Though praise to the underworld may be a bit of a stretch, given the band’s thematic focus and lyrical content, which aims decidedly higher in the spiritual cosmos. But you wouldn’t know it by the sounds they conjure, which are to a fault downright oppressive. “Lo”, “We Are All God’s Fault”, and “Lightbearer” blaze by in the albums first moments in a blaze of glory, utterly decimating all in their path. The instrumentation here is uniformly impressive, allowing the atmosphere the band is attempting to conjure take center stage without any particular instrument dominating the proceedings. “Glory”’s incredibly short burst of mania is an excellent example of the band’s melding of hardcore and black metal elements, fomenting in sounds that are about as horrific as you will hear in a black metal hybrid. “XLV” continues this trend in a more elongated format, highlighting the bands thoughtful and skilled songwriting abilities. This is incredibly powerful music that never once loses its nefarious sonic edge. Prepare to be transported and blasted repeatedly under the weight of Slaves BC’s vision.

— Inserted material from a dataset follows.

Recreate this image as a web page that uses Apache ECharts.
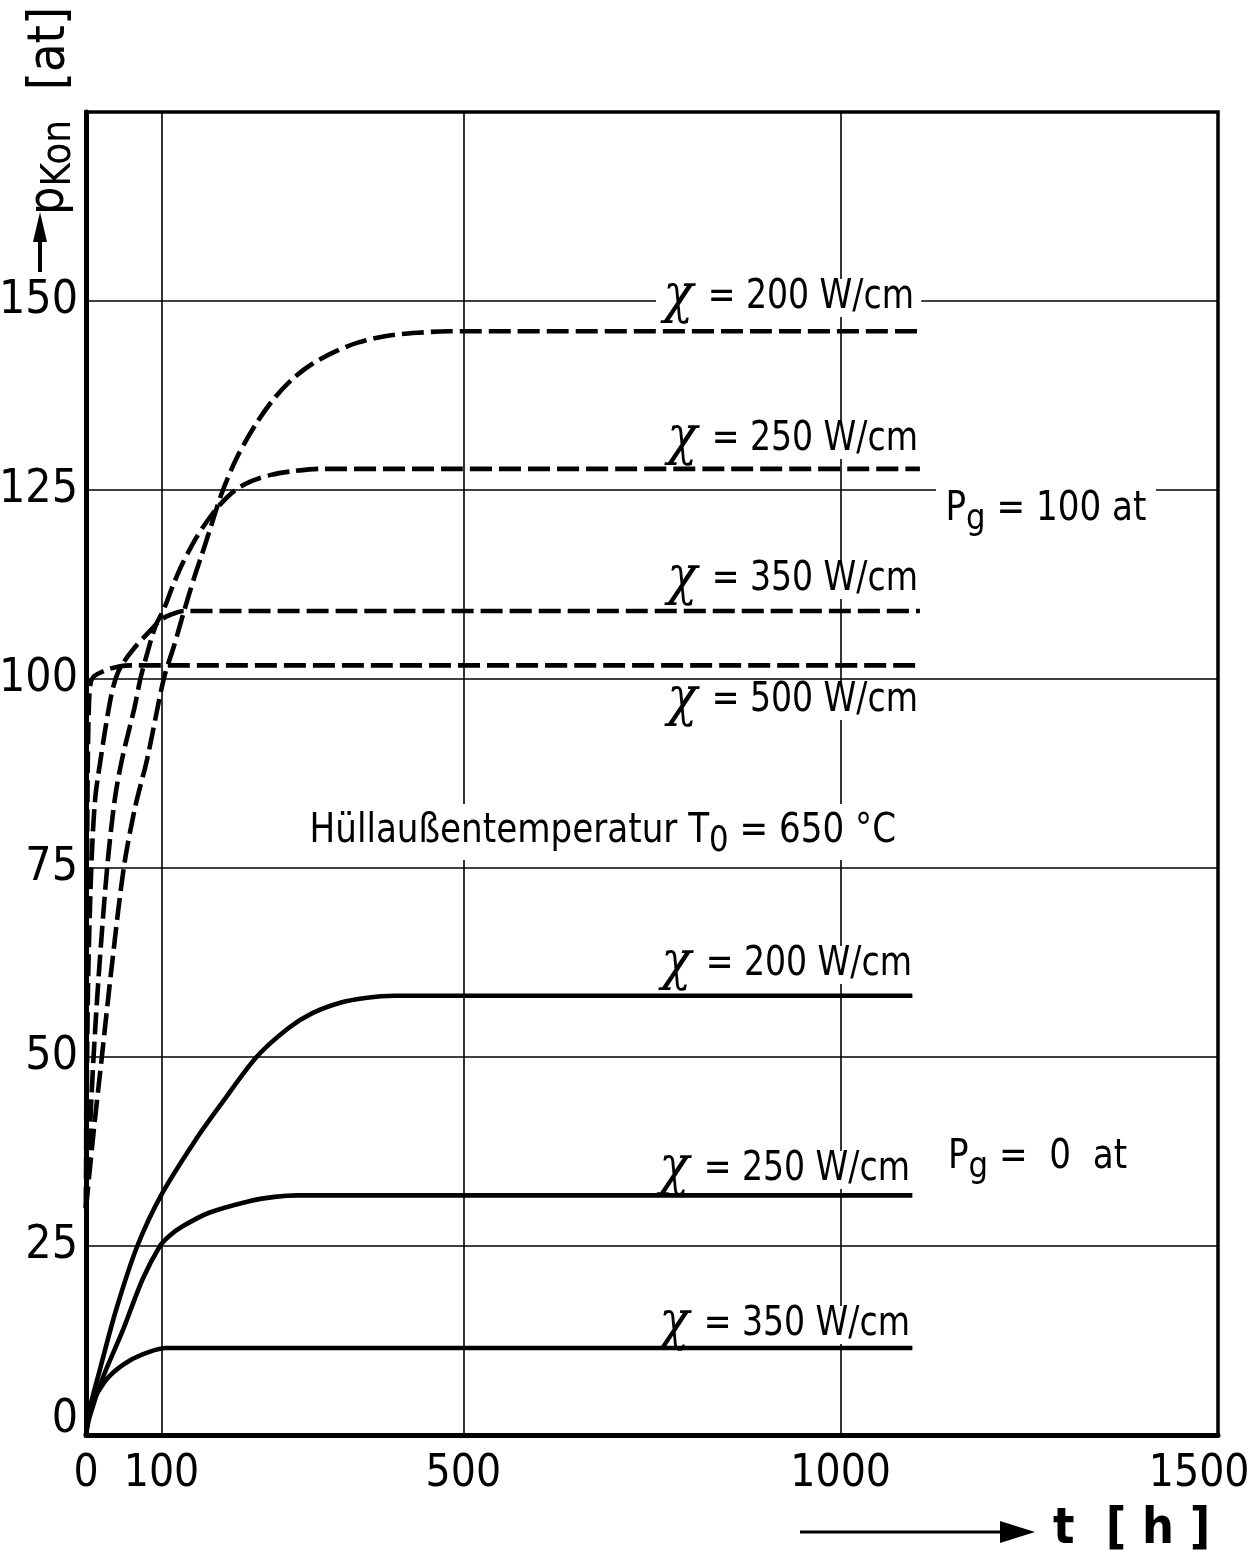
<!DOCTYPE html>
<html>
<head>
<meta charset="utf-8">
<script src="https://cdn.jsdelivr.net/npm/echarts@6/dist/echarts.min.js"></script>
<style>
  html, body { margin: 0; background: #fff; }
  #chart { width: 1250px; height: 1560px; }
</style>
</head>
<body>
<div id="chart"></div>
<script>
// t [h] -> p_Kon [at]
var dash200 = [[0,30],[10,40],[21,50],[33,61],[50,75],[65,83],[81,89.4],[103,100],[117,104.5],[130,109],[143,113.3],[152,116],[165,120],[180,124.6],[200,129.3],[225,133.7],[250,137.2],[275,139.8],[300,141.7],[330,143.3],[360,144.5],[400,145.4],[440,145.8],[480,146],[1105,146]];
var dash250 = [[0,30],[5,40],[10,50],[17,61],[28,75],[38,84],[48,89.5],[64,96.1],[72,100],[80,103],[92,107],[103,109.2],[115,112.3],[128,115.3],[145,118.5],[160,120.8],[177,123],[198,125],[220,126.2],[245,127],[275,127.5],[310,127.8],[1105,127.8]];
var dash350 = [[0,30],[1.5,50],[3,61],[7,75],[12,84],[19.4,89.4],[30,96],[37,99.3],[46,101.6],[64,104.1],[86,106.5],[99,107.8],[112,108.5],[130,109],[1105,109]];
var dash500 = [[0,30],[0.5,50],[1,65],[1.6,78],[2.5,90],[4,97],[6,99.4],[10,100.3],[20,100.9],[30,101.3],[45,101.7],[60,101.8],[1105,101.8]];

var solid200 = [[0,0],[5,3.5],[18,8.5],[40,16.6],[68,25],[100,31.8],[145,39],[180,43.9],[226,50],[268,53.8],[300,55.8],[338,57.2],[370,57.8],[408,58.1],[1095,58.1]];
var solid250 = [[0,0],[5,2.5],[22,7.5],[49,13.9],[75,20.6],[98,25],[110,26.3],[128,27.6],[163,29.4],[215,30.9],[250,31.5],[280,31.7],[1095,31.7]];
var solid350 = [[0,0],[3,2.5],[8,4],[14,5.4],[31,7.8],[57,9.8],[84,11],[106,11.5],[1095,11.5]];

var xTickLabels = [0, 100, 500, 1000, 1500];
var xGridLines = [100, 500, 1000];

var FONT = "'DejaVu Sans Condensed','DejaVu Sans',sans-serif";
var CHI = "'DejaVu Serif',serif";

function curve(name, data, dashed) {
    return {
        name: name,
        type: 'line',
        data: data,
        symbol: 'none',
        smooth: 0.3,
        lineStyle: {
            color: '#000',
            width: 4.6,
            type: dashed ? [22, 7] : 'solid'
        },
        z: 3
    };
}

// "χ = 200 W/cm", squeezed a bit to look like the narrow lettering
function chiLabel(x, y, rest) {
    return {
        type: 'text', x: x, y: y, z: 20, scaleX: 0.92,
        style: {
            text: '{c|χ}{t|' + rest + '}',
            align: 'left', verticalAlign: 'middle',
            backgroundColor: '#fff',
            padding: [1, 8],
            rich: {
                c: { fontFamily: CHI, fontStyle: 'italic', fontSize: 54, fill: '#000', lineHeight: 36, padding: [0, 4, 0, 0] },
                t: { fontFamily: FONT, fontSize: 40, fill: '#000', lineHeight: 36 }
            }
        }
    };
}

function subLabel(x, y, main, sub, rest, bg) {
    return {
        type: 'text', x: x, y: y, z: 20, scaleX: 0.95,
        style: {
            text: '{m|' + main + '}{s|' + sub + '}{m|' + rest + '}',
            align: 'left', verticalAlign: 'middle',
            backgroundColor: bg ? '#fff' : 'transparent',
            padding: bg ? [0, 10] : 0,
            rich: {
                m: { fontFamily: FONT, fontSize: 40, fill: '#000', lineHeight: 56, verticalAlign: 'middle' },
                s: { fontFamily: FONT, fontSize: 36, fill: '#000', lineHeight: 30, verticalAlign: 'bottom' }
            }
        }
    };
}

var chart = echarts.init(document.getElementById('chart'));
chart.setOption({
    animation: false,
    backgroundColor: '#fff',
    grid: {
        left: 86, top: 112, width: 1132, height: 1323,
        outerBoundsMode: 'none',
        containLabel: false,
        show: true, borderColor: '#000', borderWidth: 3.5
    },
    xAxis: {
        type: 'value',
        min: 0, max: 1500, interval: 100,
        axisLine: { lineStyle: { color: '#000', width: 5 } },
        axisTick: { show: false },
        splitLine: { show: false },
        axisLabel: {
            color: '#000', fontFamily: FONT, fontSize: 44, margin: 18,
            formatter: function (v) {
                if (xTickLabels.indexOf(v) < 0) return '';
                // last label sits a little left of its tick in the original
                return v === 1500 ? '1500   ' : String(v);
            }
        }
    },
    yAxis: {
        type: 'value',
        min: 0, max: 175, interval: 25,
        axisLine: { lineStyle: { color: '#000', width: 5 } },
        axisTick: { show: false },
        splitLine: { show: true, lineStyle: { color: '#000', width: 1.6 } },
        axisLabel: {
            color: '#000', fontFamily: FONT, fontSize: 46, margin: 8,
            formatter: function (v) {
                if (v > 150) return '';
                return v === 0 ? '{z|0}' : String(v);
            },
            // the zero sits slightly above the corner
            rich: { z: { fontFamily: FONT, fontSize: 46, color: '#000', padding: [0, 0, 30, 0] } }
        }
    },
    series: [
        curve('χ = 200 W/cm, Pg = 100 at', dash200, true),
        curve('χ = 250 W/cm, Pg = 100 at', dash250, true),
        curve('χ = 350 W/cm, Pg = 100 at', dash350, true),
        curve('χ = 500 W/cm, Pg = 100 at', dash500, true),
        curve('χ = 200 W/cm, Pg = 0 at', solid200, false),
        curve('χ = 250 W/cm, Pg = 0 at', solid250, false),
        Object.assign(curve('χ = 350 W/cm, Pg = 0 at', solid350, false), {
            markLine: {
                silent: true,
                symbol: ['none', 'none'],
                label: { show: false },
                lineStyle: { color: '#000', width: 1.6, type: 'solid' },
                data: xGridLines.map(function (v) { return { xAxis: v }; }),
                z: 1
            }
        })
    ],
    graphic: [
        chiLabel(656, 298, ' = 200 W/cm'),
        chiLabel(660, 440, ' = 250 W/cm'),
        subLabel(936, 510, 'P', 'g', ' = 100 at', true),
        chiLabel(660, 580, ' = 350 W/cm'),
        chiLabel(660, 701, ' = 500 W/cm'),
        subLabel(300, 832, 'Hüllaußentemperatur T', '0', ' = 650 °C', true),
        chiLabel(654, 965, ' = 200 W/cm'),
        chiLabel(652, 1170, ' = 250 W/cm'),
        subLabel(948, 1158, 'P', 'g', ' =  0  at', false),
        chiLabel(652, 1325, ' = 350 W/cm'),
        // y axis name
        {
            type: 'text', x: 50, y: 215, rotation: Math.PI / 2, z: 20,
            style: {
                text: '{p|p}{s|Kon}{b|  [at]}',
                align: 'left', verticalAlign: 'middle',
                rich: {
                    p: { fontFamily: FONT, fontSize: 50, fill: '#000', lineHeight: 60, verticalAlign: 'middle' },
                    s: { fontFamily: FONT, fontSize: 40, fill: '#000', lineHeight: 36, verticalAlign: 'bottom' },
                    b: { fontFamily: FONT, fontSize: 52, fill: '#000', lineHeight: 60, verticalAlign: 'middle' }
                }
            }
        },
        { type: 'line', z: 20, shape: { x1: 40, y1: 272, x2: 40, y2: 236 }, style: { stroke: '#000', lineWidth: 4 } },
        { type: 'polygon', z: 20, shape: { points: [[40, 212], [33, 242], [47, 242]] }, style: { fill: '#000' } },
        // x axis name
        { type: 'line', z: 20, shape: { x1: 800, y1: 1532, x2: 1005, y2: 1532 }, style: { stroke: '#000', lineWidth: 3 } },
        { type: 'polygon', z: 20, shape: { points: [[1035, 1532], [1000, 1521], [1000, 1543]] }, style: { fill: '#000' } },
        {
            type: 'text', x: 1053, y: 1530, z: 20,
            style: { text: 't  [ h ]', align: 'left', verticalAlign: 'middle', fontFamily: FONT, fontSize: 50, fontWeight: 'bold', fill: '#000' }
        }
    ]
});
</script>
</body>
</html>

Not everyone is going to buy into what Slaves BC is trying to sell. This is entirely fair, as this is music that blends genres in a fashion that may be off-putting to some. But those who like their black metal infused with a hefty dose of abject ferocity and jarring atonality will find plenty to love here. A welcome brick to the head. Here’s hoping for lots more.


Sojourner – The Shadowed Road

As a not-so-guilty pleasure, I love me some fantasy metal. Whether it’s the Steven Erikson-inspired Caladan Brood, the Tolkien worship of Summoning, or the straight up Dungeons and Dragons grandeur of Blind Guardian, I will grab my Narsil-replica sword and bellow along with all the stamina and longevity of the Dunedain. Sojourner filled my fantasy cup with their debut record Empires of Ash, and do so with even more success and gusto with their second record The Shadowed Road. Everything the band does well is built upon, expanded, and refined in the songs contained within, and brilliant production by the legendary Dan Swano and Oystein Garnes Brun only serves to make the proceedings sound all the more epic.

As a whole, the album is not short. Clocking in at over fifty minutes in length, Sojourner stuff plenty of magnificent music into an extensive package. But there are very few wasted moments contained within. Whether enrapturing us with the grandeur of vocal harmony in “Winter’s Slumber”, the stately and ominous synth opening of “Ode to the Sovereign”, or the epic compositional heights of “Where Lost Hope Lies”, Sojourner’s ever-improving songwriting ability keeps listeners on a varied and interesting trajectory toward the albums majestic finale and title track, which is about as perfect a closer as an album like this can have. Yes, it’s a tad long. Sure, it’s not black metal that everyone will enjoy. But those who take pleasure in the sounds and images conjured by the bands mentioned above will be delighted.

It’s always a treat to see a young band make good on the promise of their first record. Sojourner do so with The Shadowed Road with aplomb, only hinting towards bigger and better things in the future. My fantasy-loving heart is full. May Sojourner fill it for many more years to come.